Sunday, 7 October 2012

Antenna update

The "Western HF 10" antenna I recently install came with an information sheet recommending that it is installed with a centre support. At my QTH I have a small mast mounted on the back of the house and another at the end of my garden. In other words-no central support. The antenna although in itself lightweight has quite a large balun at the end of the 450 ohm ladderline.


 I quickly found that if the balun was left hanging freely it put too much strain on the coax cable going into the balun. The result was the cable was pulled out of the PL259 connector requiring re-soldering.
I have now installed a short support pole underneath the feedpoint of the balun and anchored the balun and the coax to it-that appears to have solved the problem.
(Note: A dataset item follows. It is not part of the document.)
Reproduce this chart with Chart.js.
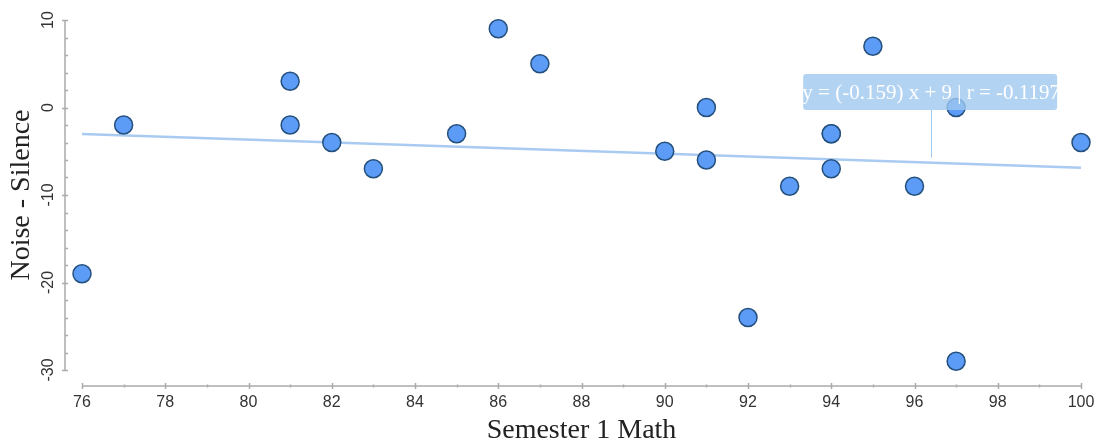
<!DOCTYPE html>
<html>
<head>
<meta charset="utf-8">
<script src="https://cdn.jsdelivr.net/npm/chart.js@4/dist/chart.umd.min.js"></script>
<style>
html,body{margin:0;padding:0;background:#fff;}
#wrap{width:1098px;height:444px;}
</style>
</head>
<body>
<div id="wrap"><canvas id="c" width="1098" height="444"></canvas></div>
<script>
// Data
const mathScores = [76, 77, 81, 81, 82, 83, 85, 86, 87, 90, 91, 91, 92, 93, 94, 94, 94, 95, 96, 97, 97, 100];
const noiseMinusSilence = [-19, -2, 3, -2, -4, -7, -3, 9, 5, -5, 0, -6, -24, -9, -3, -3, -7, 7, -9, 0, -29, -4];
const trendX = [76, 100];
const trendY = [-3.03, -6.88];
const xTicks = [76, 78, 80, 82, 84, 86, 88, 90, 92, 94, 96, 98, 100];
const yTicks = [10, 0, -10, -20, -30];
const xTitle = 'Semester 1 Math';
const yTitle = 'Noise - Silence';
const annotationText = 'y = (-0.159) x + 9 | r = -0.1197';
const annotationAnchor = [96.4, -5.7];

const points = mathScores.map((x, i) => ({x: x, y: noiseMinusSilence[i]}));
const trend = trendX.map((x, i) => ({x: x, y: trendY[i]}));

const axesPlugin = {
  id: 'customAxes',
  afterDraw(chart) {
    const ctx = chart.ctx;
    const xs = chart.scales.x, ys = chart.scales.y;
    const ca = chart.chartArea;
    const axisY = ca.bottom + 16;
    const axisX = ca.left - 17;
    ctx.save();
    ctx.strokeStyle = '#aaaaaa';
    ctx.lineWidth = 1.5;
    // x axis
    ctx.beginPath();
    ctx.moveTo(xs.getPixelForValue(xs.min), axisY);
    ctx.lineTo(xs.getPixelForValue(xs.max), axisY);
    ctx.stroke();
    for (let v = xs.min; v <= xs.max; v++) {
      const px = Math.round(xs.getPixelForValue(v)) + 0.5;
      const major = xTicks.includes(v);
      ctx.beginPath();
      ctx.moveTo(px, axisY - (major ? 3 : 1.5));
      ctx.lineTo(px, axisY + (major ? 3 : 1.5));
      ctx.stroke();
    }
    // y axis
    ctx.beginPath();
    ctx.moveTo(axisX, ys.getPixelForValue(ys.max));
    ctx.lineTo(axisX, ys.getPixelForValue(ys.min));
    ctx.stroke();
    for (let v = ys.min; v <= ys.max; v += 2) {
      const py = Math.round(ys.getPixelForValue(v)) + 0.5;
      const major = yTicks.includes(v);
      ctx.beginPath();
      ctx.moveTo(axisX - (major ? 3 : 0), py);
      ctx.lineTo(axisX + 3, py);
      ctx.stroke();
    }
    // tick labels
    ctx.fillStyle = '#333333';
    ctx.font = '16px "Liberation Sans", Arial, sans-serif';
    ctx.textAlign = 'center';
    ctx.textBaseline = 'middle';
    xTicks.forEach(v => {
      ctx.fillText(String(v), xs.getPixelForValue(v), axisY + 17);
    });
    yTicks.forEach(v => {
      ctx.save();
      ctx.translate(axisX - 16, ys.getPixelForValue(v));
      ctx.rotate(-Math.PI / 2);
      ctx.fillText(String(v), 0, 0);
      ctx.restore();
    });
    // titles
    ctx.fillStyle = '#222222';
    ctx.font = '28px "Liberation Serif", "Times New Roman", serif';
    ctx.fillText(xTitle, (ca.left + ca.right) / 2, 431);
    ctx.save();
    ctx.translate(22, (ca.top + ca.bottom) / 2);
    ctx.rotate(-Math.PI / 2);
    ctx.fillText(yTitle, 0, 0);
    ctx.restore();
    // annotation
    const ax = xs.getPixelForValue(annotationAnchor[0]);
    const ay = ys.getPixelForValue(annotationAnchor[1]);
    const boxW = 254, boxH = 36;
    const bx = ax - 128, by = 74;
    ctx.strokeStyle = 'rgba(150,195,240,0.9)';
    ctx.lineWidth = 1;
    ctx.beginPath();
    ctx.moveTo(Math.round(ax) + 0.5, by + boxH);
    ctx.lineTo(Math.round(ax) + 0.5, ay);
    ctx.stroke();
    ctx.fillStyle = 'rgba(160,200,240,0.8)';
    ctx.beginPath();
    if (ctx.roundRect) ctx.roundRect(bx, by, boxW, boxH, 3); else ctx.rect(bx, by, boxW, boxH);
    ctx.fill();
    ctx.fillStyle = '#ffffff';
    ctx.font = '21px "Liberation Serif", "Times New Roman", serif';
    ctx.fillText(annotationText, ax, by + boxH / 2 + 1);
    ctx.restore();
  }
};

new Chart(document.getElementById('c'), {
  type: 'scatter',
  data: {
    datasets: [
      {
        label: 'trend',
        type: 'line',
        data: trend,
        borderColor: '#a9cbf1',
        borderWidth: 2.5,
        pointRadius: 0,
        fill: false,
        order: 2
      },
      {
        label: 'scores',
        data: points,
        backgroundColor: '#5d9cf6',
        borderColor: '#24507e',
        borderWidth: 1.5,
        pointRadius: 9,
        pointHoverRadius: 9,
        clip: false,
        order: 1
      }
    ]
  },
  options: {
    responsive: false,
    animation: false,
    events: [],
    layout: { padding: { left: 82, right: 17, top: 20, bottom: 74 } },
    plugins: { legend: { display: false }, tooltip: { enabled: false } },
    scales: {
      x: { type: 'linear', min: 76, max: 100, display: false },
      y: { type: 'linear', min: -30, max: 10, display: false }
    }
  },
  plugins: [axesPlugin]
});
</script>
</body>
</html>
I am very impressed with the antenna. It can be operated without an ATU on a portion of 80 metres and 20 and a large portion of 10 metres also. On the other bands down to 80 metres the internal ATU in my rig tunes it easily.The antenna seems very lively, especially on the higher bands. It will tune on 160 metres using an external ATU but signals on that band seem very low (The antenna is far too short for the band) and I think that anything other than local contacts on 160 would be unlikely.
It has coped well with the 300+ watts I have occasionally used when trying out the borrowed vintage KW1000 linear amplifier I have in the shack at the moment.
 As an added bonus this antenna seems very useful as a general shortwave listening antenna. I have hooked it up to my R5000 receiver and had some good results from around 3Mhz up to 30. On medium wave it does seem a little "deaf" obviously this is the same problem as 160 metres and I wouldn't have expected this antenna to work well on MW.
All in all as a compact antenna this one is really quite impressive and the quality of construction is excellent also.